Despite what you might think, wines from the Vino Nobile di Montepulciano DOCG are not made from the Montepulciano grape. Instead, these wines are made from primarily Sangiovese (actually from a Sangiovese clone, called Prugnolo Gentile) and are produced around the town of Montepulciano (also the name of the surrounding comune). Sangiovese must make up 60-80% of these wines, with the remaining blend usually made up of Canaiolo and small amounts of Malvasia and/or Trebbiano.

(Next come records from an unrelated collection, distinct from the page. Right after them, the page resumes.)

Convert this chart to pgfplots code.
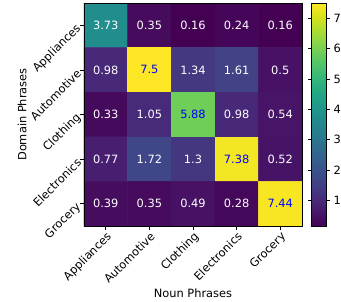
\documentclass[border=0pt]{standalone}
\usepackage{fontspec}
\setmainfont{DejaVu Sans}
\usepackage{pgfplots}
\pgfplotsset{compat=1.18}
\usepackage{pgfplotstable}
\pgfplotsset{/pgf/number format/assume math mode=true}
\newcommand{\lf}{\fontsize{11.4pt}{13pt}\selectfont}

\pgfplotstableread{
x y v
0 0 3.73
1 0 0.35
2 0 0.16
3 0 0.24
4 0 0.16
0 1 0.98
1 1 7.5
2 1 1.34
3 1 1.61
4 1 0.5
0 2 0.33
1 2 1.05
2 2 5.88
3 2 0.98
4 2 0.54
0 3 0.77
1 3 1.72
2 3 1.3
3 3 7.38
4 3 0.52
0 4 0.39
1 4 0.35
2 4 0.49
3 4 0.28
4 4 7.44
}\heat

\pgfplotstableread{
x y t
0 0 3.73
1 0 0.35
2 0 0.16
3 0 0.24
4 0 0.16
0 1 0.98
2 1 1.34
3 1 1.61
4 1 0.5
0 2 0.33
1 2 1.05
3 2 0.98
4 2 0.54
0 3 0.77
1 3 1.72
2 3 1.3
4 3 0.52
0 4 0.39
1 4 0.35
2 4 0.49
3 4 0.28
}\whitelab

\pgfplotstableread{
x y t
1 1 7.5
2 2 5.88
3 3 7.38
4 4 7.44
}\bluelab

\begin{document}
\begin{tikzpicture}
\begin{axis}[
  scale only axis, width=218pt, height=223pt,
  xmin=-0.5, xmax=4.5, ymin=-0.5, ymax=4.5, y dir=reverse,
  enlargelimits=false,
  xtick={0,...,4}, ytick={0,...,4},
  xticklabels={Appliances,Automotive,Clothing,Electronics,Grocery},
  yticklabels={Appliances,Automotive,Clothing,Electronics,Grocery},
  xticklabel style={rotate=45, anchor=north east, font=\lf, inner sep=1pt},
  yticklabel style={rotate=45, anchor=east, font=\lf, inner sep=2pt},
  tick align=outside, xtick pos=bottom, ytick pos=left,
  major tick length=3.5pt,
  tick style={black, line width=0.8pt},
  axis line style={line width=0.8pt},
  xlabel={Noun Phrases}, ylabel={Domain Phrases},
  label style={font=\lf},
  xlabel style={at={(axis description cs:0.5,-0.30)}, anchor=center},
  ylabel style={at={(axis description cs:-0.284,0.5)}, anchor=center, rotate=0},
  colormap/viridis, point meta min=0.16, point meta max=7.5,
  colorbar,
  colorbar style={
    at={(parent axis.north east)}, anchor=north west, xshift=1pt,
    width=15pt,
    ytick={1,...,7},
    yticklabel style={font=\lf},
    tick align=outside, major tick length=3.5pt,
    tick style={black, line width=0.8pt},
    axis line style={line width=0.8pt},
  },
  axis on top,
]
\addplot[matrix plot*, mesh/cols=5, point meta=explicit] table[x=x, y=y, meta=v] {\heat};
\addplot[draw=none, mark=none, nodes near coords, point meta=explicit symbolic,
  nodes near coords align=center,
  every node near coord/.append style={text=white, font=\lf}]
  table[x=x, y=y, meta=t] {\whitelab};
\addplot[draw=none, mark=none, nodes near coords, point meta=explicit symbolic,
  nodes near coords align=center,
  every node near coord/.append style={text=blue, font=\lf}]
  table[x=x, y=y, meta=t] {\bluelab};
\coordinate (BL) at (axis cs:-0.5,4.5);
\end{axis}
\pgfresetboundingbox
\path[use as bounding box] (BL) ++(-84pt,-75pt) rectangle ++(341pt,301pt);
\end{tikzpicture}
\end{document}
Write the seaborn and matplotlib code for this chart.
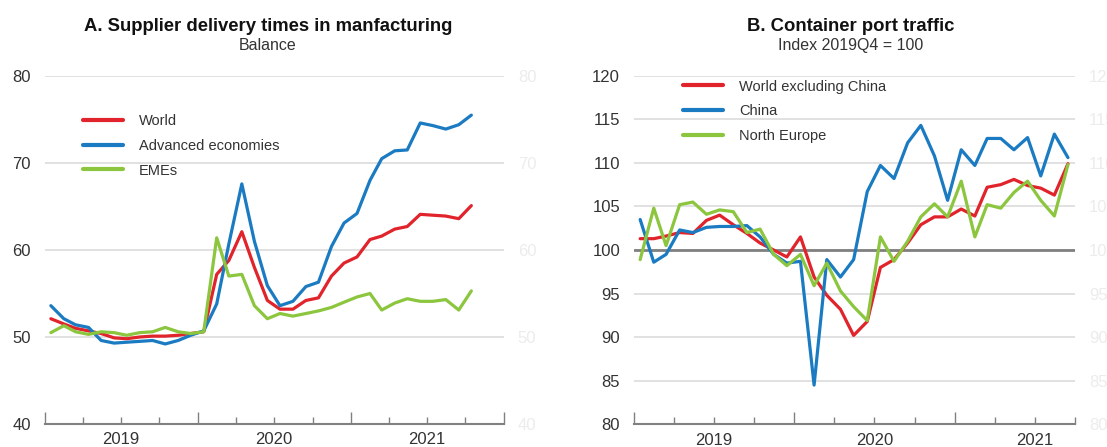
import matplotlib
matplotlib.use("Agg")
import matplotlib.pyplot as plt
import matplotlib.dates as mdates
from matplotlib.ticker import FuncFormatter, NullFormatter
import numpy as np
import pandas as pd
import seaborn as sns

# ---------------- data ----------------
# Panel A: supplier delivery times (monthly, Jan 2019 - Oct 2021)
months_a = pd.date_range("2019-01-01", periods=34, freq="MS") + pd.Timedelta(days=14)
world = [52.1, 51.5, 51.0, 50.7, 50.4, 49.9, 49.8, 50.0, 50.1, 50.1, 50.2, 50.4,
         50.6, 57.2, 58.8, 62.1, 58.0, 54.2, 53.2, 53.2, 54.2, 54.5, 57.0, 58.5,
         59.2, 61.2, 61.6, 62.4, 62.7, 64.1, 64.0, 63.9, 63.6, 65.1]
advanced = [53.6, 52.1, 51.4, 51.1, 49.6, 49.3, 49.4, 49.5, 49.6, 49.2, 49.6, 50.2,
            50.7, 53.8, 60.7, 67.6, 61.0, 55.9, 53.6, 54.1, 55.8, 56.3, 60.4, 63.1,
            64.2, 68.0, 70.5, 71.4, 71.5, 74.6, 74.3, 73.9, 74.4, 75.5]
emes = [50.5, 51.3, 50.6, 50.3, 50.6, 50.5, 50.2, 50.5, 50.6, 51.1, 50.6, 50.4,
        50.6, 61.4, 57.0, 57.2, 53.6, 52.1, 52.7, 52.4, 52.7, 53.0, 53.4, 54.0,
        54.6, 55.0, 53.1, 53.9, 54.4, 54.1, 54.1, 54.3, 53.1, 55.3]
labels_a = ["World", "Advanced economies", "EMEs"]

# Panel B: container port traffic (monthly, Jan 2019 - Sep 2021)
months_b = pd.date_range("2019-01-01", periods=33, freq="MS") + pd.Timedelta(days=14)
world_ex_china = [101.3, 101.3, 101.6, 102.0, 101.9, 103.4, 104.0, 102.9, 101.9, 100.8, 100.0, 99.2,
                  101.5, 96.9, 94.8, 93.2, 90.2, 91.8, 98.0, 98.9, 100.8, 102.9, 103.8, 103.8,
                  104.7, 103.9, 107.2, 107.5, 108.1, 107.4, 107.1, 106.3, 109.9]
china = [103.5, 98.6, 99.5, 102.3, 102.0, 102.6, 102.7, 102.7, 102.8, 101.5, 99.5, 98.5,
         98.7, 84.5, 98.9, 96.9, 98.9, 106.7, 109.7, 108.2, 112.3, 114.3, 110.8, 105.7,
         111.5, 109.7, 112.8, 112.8, 111.5, 112.9, 108.5, 113.3, 110.6]
north_europe = [98.9, 104.8, 100.5, 105.2, 105.5, 104.1, 104.6, 104.4, 102.0, 102.4, 99.5, 98.2,
                99.5, 95.9, 98.5, 95.3, 93.5, 91.9, 101.5, 98.7, 101.0, 103.8, 105.3, 103.8,
                107.9, 101.5, 105.2, 104.8, 106.6, 107.9, 105.7, 103.9, 109.8]
labels_b = ["World excluding China", "China", "North Europe"]

yticks_a = [40, 50, 60, 70, 80]
yticks_b = [80, 85, 90, 95, 100, 105, 110, 115, 120]

RED, BLUE, GREEN = "#e1232b", "#1b7bc2", "#8cc63e"

# ---------------- style ----------------
sns.set_theme(style="white")
plt.rcParams["font.family"] = ["Liberation Sans", "DejaVu Sans"]

W, H = 1107, 447
fig = plt.figure(figsize=(W / 100, H / 100), dpi=100)
axA = fig.add_axes([45 / W, 1 - 424 / H, 459 / W, 348 / H])
axB = fig.add_axes([634 / W, 1 - 424.3 / H, 441 / W, 348.6 / H])

dfA = pd.DataFrame({"date": months_a, labels_a[0]: world, labels_a[1]: advanced, labels_a[2]: emes})
dfA = dfA.melt("date", var_name="series", value_name="value")
dfB = pd.DataFrame({"date": months_b, labels_b[0]: world_ex_china, labels_b[1]: china, labels_b[2]: north_europe})
dfB = dfB.melt("date", var_name="series", value_name="value")

sns.lineplot(data=dfA, x="date", y="value", hue="series", hue_order=labels_a,
             palette=[RED, BLUE, GREEN], lw=2.3, ax=axA)
axB.axhline(100, color="#808080", lw=2.0, zorder=1.5)
sns.lineplot(data=dfB, x="date", y="value", hue="series", hue_order=labels_b,
             palette=[RED, BLUE, GREEN], lw=2.3, ax=axB)


def year_label(v, pos):
    d = mdates.num2date(v)
    return d.strftime("%Y") if d.month == 7 else ""


def style(ax, start, end, yticks):
    ax.set_xlim(pd.Timestamp(start), pd.Timestamp(end))
    ax.set_ylim(yticks[0], yticks[-1])
    ax.set_yticks(yticks)
    ax.set_xlabel("")
    ax.set_ylabel("")
    ax.xaxis.set_major_locator(mdates.YearLocator())
    ax.xaxis.set_major_formatter(NullFormatter())
    ax.xaxis.set_minor_locator(mdates.MonthLocator(bymonth=[4, 7, 10]))
    ax.xaxis.set_minor_formatter(FuncFormatter(year_label))
    ax.tick_params(axis="x", which="major", direction="in", length=9, width=1,
                   color="#808080", bottom=True)
    ax.tick_params(axis="x", which="minor", direction="in", length=5, width=1,
                   color="#808080", bottom=True, labelsize=12, labelcolor="#333333", pad=6)
    ax.tick_params(axis="y", length=0, labelsize=12, labelcolor="#333333", pad=10,
                   labelright=True)
    for t in ax.yaxis.get_major_ticks():
        t.label2.set_color("#ececec")
    ax.grid(axis="y", color="#dcdcdc", lw=1.2)
    ax.grid(axis="x", visible=False)
    for s in ["left", "right", "top"]:
        ax.spines[s].set_visible(False)
    ax.spines["bottom"].set_color("#808080")
    ax.spines["bottom"].set_linewidth(1.5)
    ax.spines["bottom"].set_zorder(3)


style(axA, "2019-01-01", "2022-01-01", yticks_a)
style(axB, "2019-01-01", "2021-10-01", yticks_b)

for ax, anchor in [(axA, (0.083, 0.891)), (axB, (0.111, 0.989))]:
    h, l = ax.get_legend_handles_labels()
    leg = ax.legend(h, l, loc="upper left", bbox_to_anchor=anchor, frameon=False,
                    fontsize=10.5, handlelength=2.75, handletextpad=1.1,
                    labelspacing=0.74, borderpad=0, borderaxespad=0)
    for line in leg.get_lines():
        line.set_linewidth(3)
    for t in leg.get_texts():
        t.set_color("#333333")

fig.text(268 / W, 1 - 31 / H, "A. Supplier delivery times in manfacturing",
         ha="center", va="baseline", fontsize=13.3, fontweight="bold", color="#111111")
fig.text(268 / W, 1 - 50 / H, "Balance", ha="center", va="baseline",
         fontsize=11.5, color="#333333")
fig.text(851 / W, 1 - 31 / H, "B. Container port traffic",
         ha="center", va="baseline", fontsize=13.3, fontweight="bold", color="#111111")
fig.text(851 / W, 1 - 50 / H, "Index 2019Q4 = 100", ha="center", va="baseline",
         fontsize=11.5, color="#333333")

fig.savefig("out.png", dpi=100)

As far as I can tell, there is no connection between the town of Montepulciano, which is in southern Tuscany, and the grape, which is grown throughout central Italy, mostly notably in Abruzzo. The story is that Vino Nobile di Montepulciano (which translates to ‘Noble Wine of Montepulciano’) does not refer to the wine itself as much as the noblemen who would regularly drink it in the early days. You will often see this wine touted as one of the premier wines from Italy, some sources going as far as to say this wine helped bring international attention to the whole Italian wine industry, though not everyone agrees on this wine’s elite status. On the whole, this wine has a pretty good reputation; though certainly not up at the level of Barolo or Barbaresco.
This particular wine, from a producer named Victoria and labeled as just ‘Nobile di Montepulciano’, has a rusty red color with a tint of orange around the edges when held at an angle (similar to what you see in many Nebbiolo wines). The nose has nice earthy notes with a bit of oak and dark fruit. The body has a pretty good tannic structure to it, not so much that it’s overwhelming, as well as a good amount of acidity. There are subtle notes of spice and strong notes of blackcurrant and cherry on the palate, along with a subtle bitterness and some earthy tones. The tannins and acidity would lend themselves nicely to a tomato based pasta sauce.